[begin Recorded information]

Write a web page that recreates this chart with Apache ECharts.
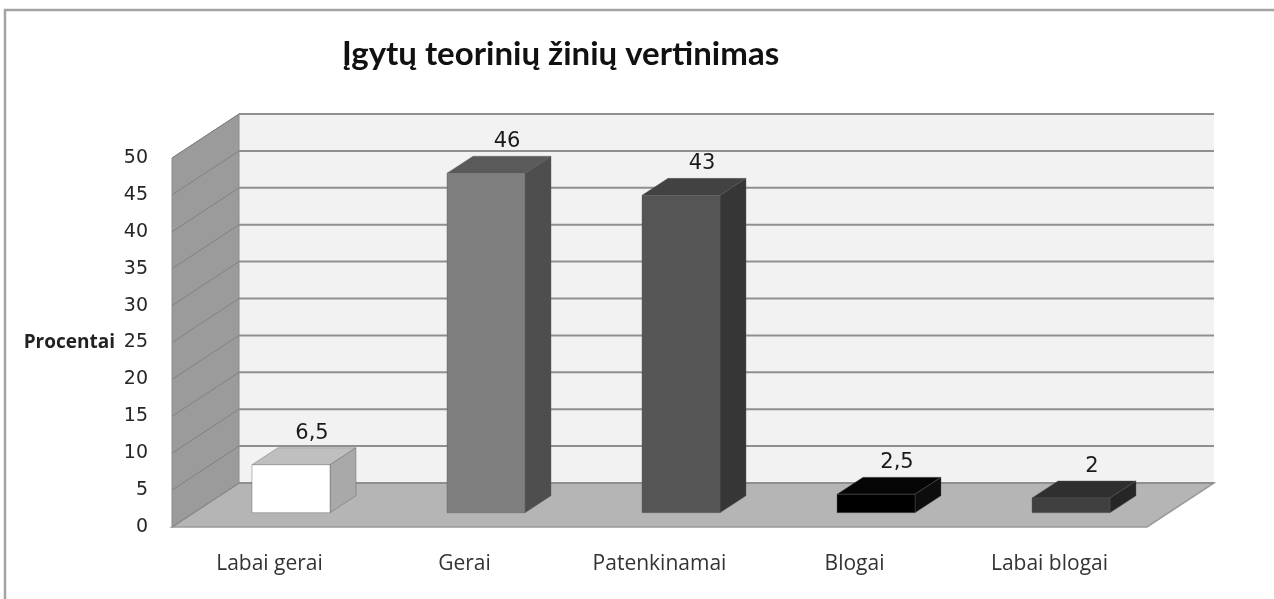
<!DOCTYPE html>
<html>
<head>
<meta charset="utf-8">
<script src="https://cdn.jsdelivr.net/npm/echarts@6/dist/echarts.min.js"></script>
<style>
html,body{margin:0;padding:0;background:#ffffff;}
#chart{width:1274px;height:599px;}
</style>
</head>
<body>
<div id="chart"></div>
<script>
// ---- data ----
const titleText = 'Įgytų teorinių žinių vertinimas';
const yAxisName = 'Procentai';
const categories = ['Labai gerai', 'Gerai', 'Patenkinamai', 'Blogai', 'Labai blogai'];
const values = [6.5, 46, 43, 2.5, 2];
const yMin = 0, yMax = 50, yStep = 5;
const gridTicks = [0, 5, 10, 15, 20, 25, 30, 35, 40, 45, 50];

// ---- styles ----
const frontColors = ['#ffffff', '#7f7f7f', '#555555', '#000000', '#404040'];
const topColors   = ['#bfbfbf', '#5a5a5a', '#424242', '#050505', '#2f2f2f'];
const sideColors  = ['#a9a9a9', '#4e4e4e', '#363636', '#0d0d0d', '#262626'];
const DEPTH = [67, -44];        // full wall depth
const BAR_OFF = [21.5, -14.3];  // front face of bars inside the box
const BAR_DEPTH = [26, -17];

const fmt = v => String(v).replace('.', ',');

const chart = echarts.init(document.getElementById('chart'), null, {renderer: 'canvas'});

const option = {
  backgroundColor: '#ffffff',
  animation: false,
  title: {
    text: titleText,
    left: 337, top: 33,
    textStyle: {fontFamily: 'Lato', fontWeight: 'bold', fontSize: 33, color: '#111111'}
  },
  graphic: [{
    type: 'rect', silent: true, z: -10,
    shape: {x: 5, y: 10, width: 1400, height: 700},
    style: {fill: 'none', stroke: '#a3a3a3', lineWidth: 2.5}
  }],
  grid: {left: 172, top: 158, width: 975, height: 369},
  xAxis: {
    type: 'category', data: categories,
    axisLine: {show: false}, axisTick: {show: false},
    axisLabel: {margin: 27, fontFamily: 'Open Sans', fontSize: 21, color: '#333333'}
  },
  yAxis: {
    type: 'value', min: yMin, max: yMax, interval: yStep,
    name: yAxisName, nameLocation: 'middle', nameRotate: 0, nameGap: 57,
    nameTextStyle: {fontFamily: 'Open Sans', fontWeight: 'bold', fontSize: 19, color: '#222222', align: 'right', verticalAlign: 'middle'},
    axisLine: {show: false}, axisTick: {show: false}, splitLine: {show: false},
    axisLabel: {margin: 24, fontFamily: 'DejaVu Sans', fontSize: 19, color: '#262626'}
  },
  series: [
    {
      // walls and floor
      type: 'custom', z: 1, clip: false, silent: true,
      data: [[0, yMin]],
      renderItem: function (params, api) {
        const cs = params.coordSys;
        const x0 = cs.x, x1 = cs.x + cs.width;
        const yb = api.coord([0, yMin])[1], yt = api.coord([0, yMax])[1];
        const dx = DEPTH[0], dy = DEPTH[1];
        return {type: 'group', children: [
          {type: 'polygon', shape: {points: [[x0 + dx, yt + dy], [x1 + dx, yt + dy], [x1 + dx, yb + dy], [x0 + dx, yb + dy]]},
           style: {fill: '#f2f2f2', stroke: null}},
          {type: 'polygon', shape: {points: [[x0, yt], [x0 + dx, yt + dy], [x0 + dx, yb + dy], [x0, yb]]},
           style: {fill: '#9b9b9b', stroke: '#8a8a8a', lineWidth: 1}},
          {type: 'polygon', shape: {points: [[x0, yb], [x0 + dx, yb + dy], [x1 + dx, yb + dy], [x1, yb]]},
           style: {fill: '#b5b5b5', stroke: '#9a9a9a', lineWidth: 1.5}}
        ]};
      }
    },
    {
      // grid lines on back wall and left wall
      type: 'custom', z: 2, clip: false, silent: true,
      data: gridTicks.map(v => [0, v]),
      renderItem: function (params, api) {
        const cs = params.coordSys;
        const x0 = cs.x, x1 = cs.x + cs.width;
        const y = api.coord([0, api.value(1)])[1];
        const dx = DEPTH[0], dy = DEPTH[1];
        return {type: 'group', children: [
          {type: 'line', shape: {x1: x0 + dx, y1: y + dy, x2: x1 + dx, y2: y + dy},
           style: {stroke: '#8f8f8f', lineWidth: 2}},
          {type: 'line', shape: {x1: x0, y1: y, x2: x0 + dx, y2: y + dy},
           style: {stroke: '#828282', lineWidth: 1}}
        ]};
      }
    },
    {
      // 3D bars
      type: 'custom', z: 3, clip: false,
      data: values.map((v, i) => [i, v]),
      encode: {x: 0, y: 1},
      renderItem: function (params, api) {
        const i = params.dataIndex;
        const top = api.coord([api.value(0), api.value(1)]);
        const base = api.coord([api.value(0), yMin]);
        const bw = api.size([1, 0])[0];
        const w = bw * 0.4;
        const l = top[0] + BAR_OFF[0] - w / 2, r = l + w;
        const ty = top[1] + BAR_OFF[1], by = base[1] + BAR_OFF[1];
        const dx = BAR_DEPTH[0], dy = BAR_DEPTH[1];
        return {type: 'group', children: [
          {type: 'polygon', shape: {points: [[l, ty], [r, ty], [r + dx, ty + dy], [l + dx, ty + dy]]},
           style: {fill: topColors[i], stroke: 'rgba(90,90,90,0.5)', lineWidth: 0.8}},
          {type: 'polygon', shape: {points: [[r, ty], [r + dx, ty + dy], [r + dx, by + dy], [r, by]]},
           style: {fill: sideColors[i], stroke: 'rgba(90,90,90,0.5)', lineWidth: 0.8}},
          {type: 'rect', shape: {x: l, y: ty, width: w, height: by - ty},
           style: {fill: frontColors[i], stroke: 'rgba(90,90,90,0.5)', lineWidth: 0.8}},
          {type: 'text', x: top[0] + BAR_OFF[0] + 21, y: ty + dy - 4,
           style: {text: fmt(api.value(1)), fontFamily: 'DejaVu Sans', fontSize: 21, fill: '#1a1a1a',
                   align: 'center', verticalAlign: 'bottom'}}
        ]};
      }
    }
  ]
};
chart.setOption(option);
</script>
</body>
</html>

[end Recorded information]

Task objective: Copy the material above exactly and drop the pictures.

Written response:
Write a web page that recreates this chart with Apache ECharts.
<!DOCTYPE html>
<html>
<head>
<meta charset="utf-8">
<script src="https://cdn.jsdelivr.net/npm/echarts@6/dist/echarts.min.js"></script>
<style>
html,body{margin:0;padding:0;background:#ffffff;}
#chart{width:1274px;height:599px;}
</style>
</head>
<body>
<div id="chart"></div>
<script>
// ---- data ----
const titleText = 'Įgytų teorinių žinių vertinimas';
const yAxisName = 'Procentai';
const categories = ['Labai gerai', 'Gerai', 'Patenkinamai', 'Blogai', 'Labai blogai'];
const values = [6.5, 46, 43, 2.5, 2];
const yMin = 0, yMax = 50, yStep = 5;
const gridTicks = [0, 5, 10, 15, 20, 25, 30, 35, 40, 45, 50];

// ---- styles ----
const frontColors = ['#ffffff', '#7f7f7f', '#555555', '#000000', '#404040'];
const topColors   = ['#bfbfbf', '#5a5a5a', '#424242', '#050505', '#2f2f2f'];
const sideColors  = ['#a9a9a9', '#4e4e4e', '#363636', '#0d0d0d', '#262626'];
const DEPTH = [67, -44];        // full wall depth
const BAR_OFF = [21.5, -14.3];  // front face of bars inside the box
const BAR_DEPTH = [26, -17];

const fmt = v => String(v).replace('.', ',');

const chart = echarts.init(document.getElementById('chart'), null, {renderer: 'canvas'});

const option = {
  backgroundColor: '#ffffff',
  animation: false,
  title: {
    text: titleText,
    left: 337, top: 33,
    textStyle: {fontFamily: 'Lato', fontWeight: 'bold', fontSize: 33, color: '#111111'}
  },
  graphic: [{
    type: 'rect', silent: true, z: -10,
    shape: {x: 5, y: 10, width: 1400, height: 700},
    style: {fill: 'none', stroke: '#a3a3a3', lineWidth: 2.5}
  }],
  grid: {left: 172, top: 158, width: 975, height: 369},
  xAxis: {
    type: 'category', data: categories,
    axisLine: {show: false}, axisTick: {show: false},
    axisLabel: {margin: 27, fontFamily: 'Open Sans', fontSize: 21, color: '#333333'}
  },
  yAxis: {
    type: 'value', min: yMin, max: yMax, interval: yStep,
    name: yAxisName, nameLocation: 'middle', nameRotate: 0, nameGap: 57,
    nameTextStyle: {fontFamily: 'Open Sans', fontWeight: 'bold', fontSize: 19, color: '#222222', align: 'right', verticalAlign: 'middle'},
    axisLine: {show: false}, axisTick: {show: false}, splitLine: {show: false},
    axisLabel: {margin: 24, fontFamily: 'DejaVu Sans', fontSize: 19, color: '#262626'}
  },
  series: [
    {
      // walls and floor
      type: 'custom', z: 1, clip: false, silent: true,
      data: [[0, yMin]],
      renderItem: function (params, api) {
        const cs = params.coordSys;
        const x0 = cs.x, x1 = cs.x + cs.width;
        const yb = api.coord([0, yMin])[1], yt = api.coord([0, yMax])[1];
        const dx = DEPTH[0], dy = DEPTH[1];
        return {type: 'group', children: [
          {type: 'polygon', shape: {points: [[x0 + dx, yt + dy], [x1 + dx, yt + dy], [x1 + dx, yb + dy], [x0 + dx, yb + dy]]},
           style: {fill: '#f2f2f2', stroke: null}},
          {type: 'polygon', shape: {points: [[x0, yt], [x0 + dx, yt + dy], [x0 + dx, yb + dy], [x0, yb]]},
           style: {fill: '#9b9b9b', stroke: '#8a8a8a', lineWidth: 1}},
          {type: 'polygon', shape: {points: [[x0, yb], [x0 + dx, yb + dy], [x1 + dx, yb + dy], [x1, yb]]},
           style: {fill: '#b5b5b5', stroke: '#9a9a9a', lineWidth: 1.5}}
        ]};
      }
    },
    {
      // grid lines on back wall and left wall
      type: 'custom', z: 2, clip: false, silent: true,
      data: gridTicks.map(v => [0, v]),
      renderItem: function (params, api) {
        const cs = params.coordSys;
        const x0 = cs.x, x1 = cs.x + cs.width;
        const y = api.coord([0, api.value(1)])[1];
        const dx = DEPTH[0], dy = DEPTH[1];
        return {type: 'group', children: [
          {type: 'line', shape: {x1: x0 + dx, y1: y + dy, x2: x1 + dx, y2: y + dy},
           style: {stroke: '#8f8f8f', lineWidth: 2}},
          {type: 'line', shape: {x1: x0, y1: y, x2: x0 + dx, y2: y + dy},
           style: {stroke: '#828282', lineWidth: 1}}
        ]};
      }
    },
    {
      // 3D bars
      type: 'custom', z: 3, clip: false,
      data: values.map((v, i) => [i, v]),
      encode: {x: 0, y: 1},
      renderItem: function (params, api) {
        const i = params.dataIndex;
        const top = api.coord([api.value(0), api.value(1)]);
        const base = api.coord([api.value(0), yMin]);
        const bw = api.size([1, 0])[0];
        const w = bw * 0.4;
        const l = top[0] + BAR_OFF[0] - w / 2, r = l + w;
        const ty = top[1] + BAR_OFF[1], by = base[1] + BAR_OFF[1];
        const dx = BAR_DEPTH[0], dy = BAR_DEPTH[1];
        return {type: 'group', children: [
          {type: 'polygon', shape: {points: [[l, ty], [r, ty], [r + dx, ty + dy], [l + dx, ty + dy]]},
           style: {fill: topColors[i], stroke: 'rgba(90,90,90,0.5)', lineWidth: 0.8}},
          {type: 'polygon', shape: {points: [[r, ty], [r + dx, ty + dy], [r + dx, by + dy], [r, by]]},
           style: {fill: sideColors[i], stroke: 'rgba(90,90,90,0.5)', lineWidth: 0.8}},
          {type: 'rect', shape: {x: l, y: ty, width: w, height: by - ty},
           style: {fill: frontColors[i], stroke: 'rgba(90,90,90,0.5)', lineWidth: 0.8}},
          {type: 'text', x: top[0] + BAR_OFF[0] + 21, y: ty + dy - 4,
           style: {text: fmt(api.value(1)), fontFamily: 'DejaVu Sans', fontSize: 21, fill: '#1a1a1a',
                   align: 'center', verticalAlign: 'bottom'}}
        ]};
      }
    }
  ]
};
chart.setOption(option);
</script>
</body>
</html>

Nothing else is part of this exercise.